The authors found guidance scales between 1.7 and 2.5 worked best for document generation; below 1.7 images often had artifacts/poor prompt adherence, above 2.5 they became overly saturated and too similar, increasing removals during similarity filtering.
For no-identity-leakage checking, all 14,889 FLUXSynID identities were compared against the 830 CFD subjects used for LoRA training using AdaFace with threshold 0.539, and no matches were found.

Threat model

The relevant adversary is not a malicious attacker but the practical failure mode of a synthetic biometric dataset: the system should resist generating near-duplicate identities, leaking training identities from CFD, or collapsing demographic diversity under a face-recognition similarity filter. The authors assume an FRS-based evaluator/adversary such as ArcFace or AdaFace can detect identity collisions and that dataset designers want to keep those collisions below a chosen FMR target (0.1% or 0.01%), but they do not consider an attacker trying to invert the generator or deliberately exploit the synthetic pipeline.

Methodology — deep read

Threat model and assumptions: this is not a security attack paper in the usual sense, but it does make an explicit biometric-dataset assumption: the adversary/problem is the lack of sufficient, diverse, privacy-safe face data for training and evaluating systems such as face recognition and morphing attack detection.
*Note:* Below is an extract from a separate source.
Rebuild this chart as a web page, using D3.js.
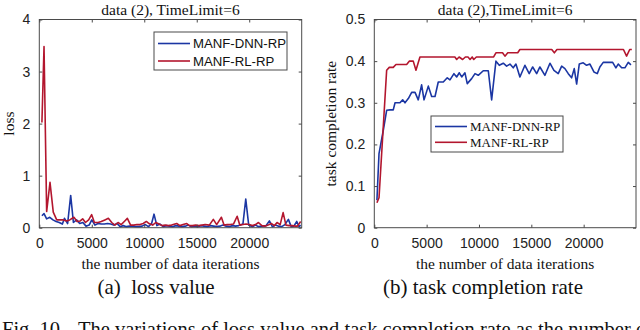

The paper assumes the generator should create identities that are distinct enough to be treated as separate subjects under a chosen face recognition system (FRS), yet similar enough to real-world population structure to be useful. It also assumes a practical biometric setting where document-style images and live capture images need to be paired per identity. The system is not framed against a malicious generator adversary; instead, the main risks are biased synthesis, identity leakage from fine-tuning data, and over-clustering of synthetic identities that would make the dataset unrealistic.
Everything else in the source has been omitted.